Suffice it to say that current generation STBs do a whole lot better in this regard.

The #1 problem with receivers is the use of cheap components in the Front-end RF stages and mixer. Compression and poor third-order intercept performance here will doom any receiver. The best bet is to use a moderate gain, low-noise FET first RF stage driving a passive diode ring mixer, which has the highest dynamic range of any receiver front end. Such a set-up ought to have a noise figure under 3 dB and a 1db compression point in excess of 0 dBm.

I would be more than happy to put your RCA set-top boxes through many of the same terrestrial DTV reception tests I have conducted on Panasonic, Sony, Samsung, and Zenith STBs.

Arland told the FCC that the issue is further exacerbated by spurious transmitter radiation.

How do you know this for a fact? Has RCA analyzed the spectral output of many terrestrial broadcasters to verify spurious emissions? ‘I’d like to see the results of those tests, if they were indeed conducted. Perhaps you are alluding to problems with MPEG jitter on an encoded signal? Or adjacent channel interference due to poor IF filtering or compression of RF amplifier and mixer stages? “Thus, the suggestion by many broadcasters that ‘insensitive receivers’ are somehow to blame for poor consumer reception of digital TV signals misses the real problem, which, Thomson respectfully suggests, lies not with receiver sensitivity but rather by a lack of commitment of the broadcasting community to transmit their digital TV signals at full power,” Arland said.

If broadcasters are ‘guilty’ of anything in the DTV transition, it is not paying attention to PSIP and MPEG encoding issues. A broadcaster who does not implement even static PSIP correctly is shooting his or her digital channel in the foot. Manufacturers should be jumping all over this issue as it can affect future sales of terrestrial STBs.

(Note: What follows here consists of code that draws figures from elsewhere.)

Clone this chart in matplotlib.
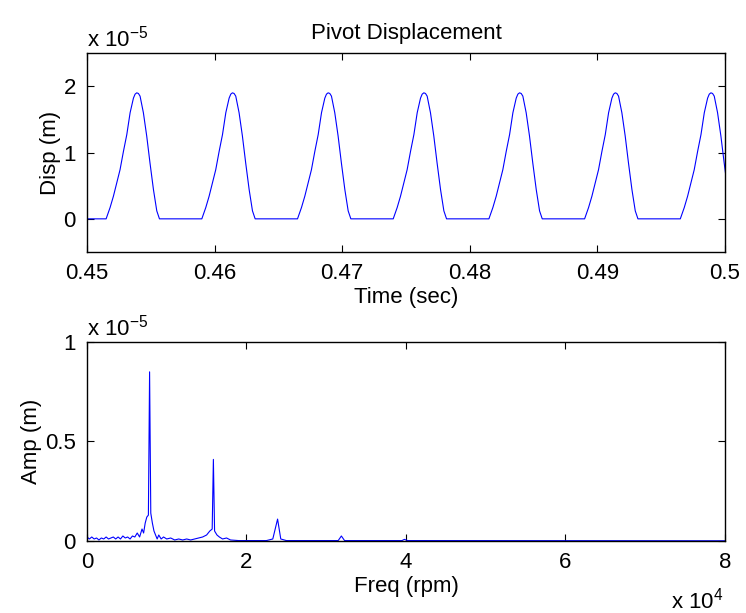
import numpy as np
import matplotlib.pyplot as plt

plt.rcParams['font.family'] = ['Liberation Sans', 'DejaVu Sans']
plt.rcParams['mathtext.default'] = 'regular'
plt.rcParams['font.size'] = 16

# top panel: pivot displacement (x 1e-5 m), one pulse shape
peak_times = [0.4539, 0.4614, 0.4689, 0.4764, 0.4839, 0.4914, 0.4989]
pulse_dt_ms = [-2.40, -2.09, -1.83, -1.57, -1.31, -1.04, -0.78, -0.52, -0.26,
               -0.13, 0.0, 0.13, 0.26, 0.52, 0.78, 1.04, 1.31, 1.57, 1.78]
pulse_disp = [0.0, 0.17, 0.34, 0.54, 0.74, 1.02, 1.27, 1.60, 1.82,
              1.88, 1.90, 1.89, 1.85, 1.60, 1.25, 0.84, 0.44, 0.12, 0.0]
time_ticks = [0.45, 0.46, 0.47, 0.48, 0.49, 0.5]
time_labels = ['0.45', '0.46', '0.47', '0.48', '0.49', '0.5']

# bottom panel: spectrum amplitude (x 1e-5 m) vs frequency (rpm)
freq_rpm = [0, 300, 600, 900, 1200, 1500, 1800, 2100, 2400, 2700, 3000, 3300,
            3600, 3900, 4200, 4500, 4800, 5100, 5400, 5700, 6000, 6300, 6600,
            6900, 7100, 7300, 7500, 7700, 7850, 8000, 8200, 8400, 8600, 8800,
            9000, 9300, 9600, 10000, 10500, 11000, 11500, 12000, 12500, 13000,
            13500, 14000, 14500, 15000, 15400, 15700, 15850, 16000, 16300,
            16600, 17000, 17500, 18000, 19000, 22500, 23300, 23900, 24300,
            25000, 31500, 31900, 32300, 39500, 39800, 40200, 80000]
amp = [0.02, 0.01, 0.02, 0.01, 0.015, 0.005, 0.015, 0.01, 0.02, 0.01, 0.015,
       0.02, 0.01, 0.02, 0.01, 0.025, 0.015, 0.02, 0.01, 0.025, 0.02, 0.04,
       0.02, 0.06, 0.04, 0.09, 0.12, 0.13, 0.85, 0.14, 0.09, 0.05, 0.03, 0.01,
       0.03, 0.01, 0.02, 0.01, 0.015, 0.005, 0.01, 0.005, 0.01, 0.005,
       0.01, 0.015, 0.02, 0.03, 0.05, 0.06, 0.41, 0.05, 0.03,
       0.02, 0.01, 0.015, 0.005, 0.002, 0.002, 0.01, 0.11, 0.01,
       0.002, 0.002, 0.025, 0.002, 0.002, 0.008, 0.002, 0.001]
freq_ticks = [0, 2, 4, 6, 8]

t = [0.45]
disp = [0.0]
for tp in peak_times:
    for dt, v in zip(pulse_dt_ms, pulse_disp):
        t.append(tp + dt / 1000.0)
        disp.append(v)

fig = plt.figure(figsize=(7.46, 6.13), dpi=100)
ax1 = fig.add_axes([0.1166, 0.5889, 0.8552, 0.3246])
ax2 = fig.add_axes([0.1166, 0.1175, 0.8552, 0.3246])

ax1.plot(t, disp, color='#0000ff', lw=0.8)
ax1.set_xlim(0.45, 0.5)
ax1.set_ylim(-0.5, 2.5)
ax1.set_xticks(time_ticks)
ax1.set_xticklabels(time_labels)
ax1.set_yticks([0, 1, 2])
ax1.set_title('Pivot Displacement', fontsize=16, pad=10)
ax1.set_xlabel('Time (sec)', labelpad=2)
ax1.set_ylabel('Disp (m)', labelpad=2)
ax1.text(0.0, 1.035, r'x 10$^{-5}$', transform=ax1.transAxes, ha='left', va='baseline')

ax2.plot(np.array(freq_rpm) / 1e4, amp, color='#0000ff', lw=0.8)
ax2.set_xlim(0, 8)
ax2.set_ylim(0, 1)
ax2.set_xticks(freq_ticks)
ax2.set_yticks([0, 0.5, 1])
ax2.set_yticklabels(['0', '0.5', '1'])
ax2.set_xlabel('Freq (rpm)', labelpad=2)
ax2.set_ylabel('Amp (m)', labelpad=2)
ax2.text(0.0, 1.035, r'x 10$^{-5}$', transform=ax2.transAxes, ha='left', va='baseline')
ax2.text(0.997, -0.34, r'x 10$^{4}$', transform=ax2.transAxes, ha='right', va='baseline')

for ax in (ax1, ax2):
    ax.tick_params(direction='in', top=True, right=True, length=5, width=0.8,
                   pad=8, labelsize=16)
    for s in ax.spines.values():
        s.set_linewidth(1.0)

fig.savefig('out.png', dpi=100)
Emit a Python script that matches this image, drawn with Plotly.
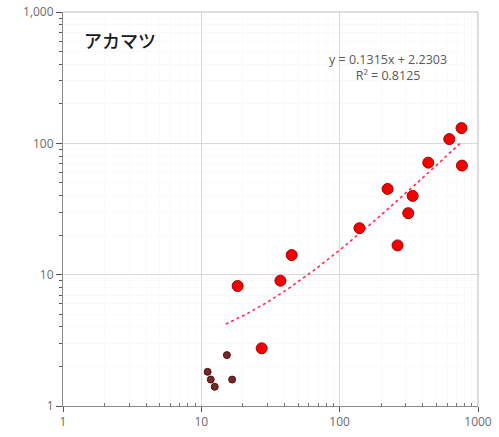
import numpy as np
import plotly.graph_objects as go

# Red series (main samples)
red_x = [18.3, 27.3, 37.3, 45, 139, 222, 262, 313, 337, 437, 620, 760, 765]
red_y = [8.2, 2.75, 9.0, 14.1, 22.6, 45, 16.7, 29.4, 39.8, 71.3, 107.7, 130.6, 67.7]

# Dark series (small samples)
dark_x = [11.1, 11.7, 12.5, 15.3, 16.7]
dark_y = [1.82, 1.59, 1.40, 2.44, 1.59]

# Linear trend: y = slope * x + intercept
slope = 0.1315
intercept = 2.2303
r_squared = 0.8125
trend_span = [15, 760]

tick_vals = [1, 10, 100, 1000]
x_tick_text = ["1", "10", "100", "1000"]
y_tick_text = ["1", "10", "100", "1,000"]
minor_vals = [m * d for d in (1, 10, 100) for m in range(2, 10)]

title_text = "アカマツ"

tx = np.logspace(np.log10(trend_span[0]), np.log10(trend_span[1]), 200)
ty = slope * tx + intercept

fig = go.Figure()
fig.add_trace(go.Scatter(
    x=tx, y=ty, mode="lines",
    line=dict(color="#ff2a55", width=1.6, dash="dot"),
    hoverinfo="skip",
))
fig.add_trace(go.Scatter(
    x=dark_x, y=dark_y, mode="markers",
    marker=dict(size=7, color="#7a2626", line=dict(color="#4d1414", width=1)),
))
fig.add_trace(go.Scatter(
    x=red_x, y=red_y, mode="markers",
    marker=dict(size=11, color="#f40000", line=dict(color="#a80000", width=1)),
))

tick_font = dict(family="Open Sans, Liberation Sans, sans-serif", size=12, color="#6b6b6b")

fig.update_xaxes(
    type="log", range=[0, 3], automargin=False,
    tickvals=tick_vals, ticktext=x_tick_text, tickfont=tick_font,
    showline=True, linecolor="#8a8a8a", linewidth=1,
    ticks="outside", ticklen=5, tickcolor="#555555",
    showgrid=True, gridcolor="#d9d9d9", gridwidth=1,
    zeroline=False,
    minor=dict(tickvals=minor_vals, ticks="inside", ticklen=3, tickcolor="#777777",
               showgrid=True, gridcolor="#fafafa"),
)
fig.update_yaxes(
    type="log", range=[0, 3], automargin=False,
    tickvals=tick_vals, ticktext=y_tick_text, tickfont=tick_font,
    showline=True, linecolor="#8a8a8a", linewidth=1,
    ticks="outside", ticklen=6, tickcolor="#555555",
    showgrid=True, gridcolor="#d9d9d9", gridwidth=1,
    zeroline=False,
    minor=dict(tickvals=minor_vals, ticks="outside", ticklen=3, tickcolor="#555555",
               showgrid=True, gridcolor="#fafafa"),
)

# Light border along the top and right of the plot area
fig.add_shape(type="line", xref="paper", yref="paper", x0=0, x1=1, y0=1, y1=1,
              line=dict(color="#bdbdbd", width=1))
fig.add_shape(type="line", xref="paper", yref="paper", x0=1, x1=1, y0=0, y1=1,
              line=dict(color="#bdbdbd", width=1))

fig.add_annotation(
    xref="paper", yref="paper", x=0.045, y=0.93, xanchor="left", yanchor="middle",
    text=title_text, showarrow=False,
    font=dict(family="Noto Sans CJK JP", size=18, color="#1a1a1a", weight=500),
)
fig.add_annotation(
    xref="paper", yref="paper", x=0.783, y=0.858, xanchor="center", yanchor="middle",
    text=f"y = {slope}x + {intercept}<br>R² = {r_squared}",
    showarrow=False, align="center",
    font=dict(family="Open Sans, Liberation Sans, sans-serif", size=12.5, color="#595959"),
)

fig.update_layout(
    width=499, height=437,
    margin=dict(l=63, r=21, t=12, b=31, autoexpand=False),
    paper_bgcolor="white", plot_bgcolor="white",
    showlegend=False,
)

fig.write_html(
    "out.html",
    default_width="499px",
    default_height="437px",
    config={"responsive": False},
    post_script="document.body.style.margin='0';document.body.style.overflow='hidden';",
)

Thomson is suggesting that the FCC establish an interim deadline of July 1, 2004 (concurrent with the first digital tuner/decoder deadline), by which all broadcasters must transmit a digital signal of sufficient strength to serve their entire Grade A contour.

The received signal is WCDC-36, broadcasting at low power from Mt. Greylock in western Massachusetts. It was picked up off the roof at Plasmaco in Highlands, NY (about 80 miles) and from the rear deck of my brother’s house in Saugerties, NY (about 55 miles). A simple suburban UHF yagi was used with a Channel Master off-the-shelf UHF preamp. Both locations are well outside the predicted DTV contour for WCDC (there are no “A” or “B” contours for ATSC, since it is a threshold system), and yet the station is running less than half power.

In other words, more viewers than predicted can watch ABC HDTV programming via WCDC digital (a sister station of WTEN in Albany, NY), even with the station on low power. Most of those viewers would have a tough time at that distance with WCDC’s analog channel on 19. In fact, my brother in Saugerties, who has terrible off-air analog TV reception where he lives (except for two local independent UHF stations), can now opt to watch something he cannot currently receive on cable - network HDTV programming, and he can get it for free starting this fall when WCDC encodes 720p.

If your STB design engineers would like to discuss this further, I’d be happy to oblige.

Best,
Pete Putman

Response

Dear Pete,

If every market in America was like Philadelphia (or even Indianapolis), there would be no reason to point out shortcomings.....because there wouldn’t be any!

We stand by our technical report and recommendations made in our submission. We HAVE been beating the drum for an FCC requirement on broadcasters to use the A/65 PSIP standard for many years. Still — the biggest issue in this transition has NOTHING to do with broadcasting. It’s cable.

The average consumer will expect HDTV to work with cable.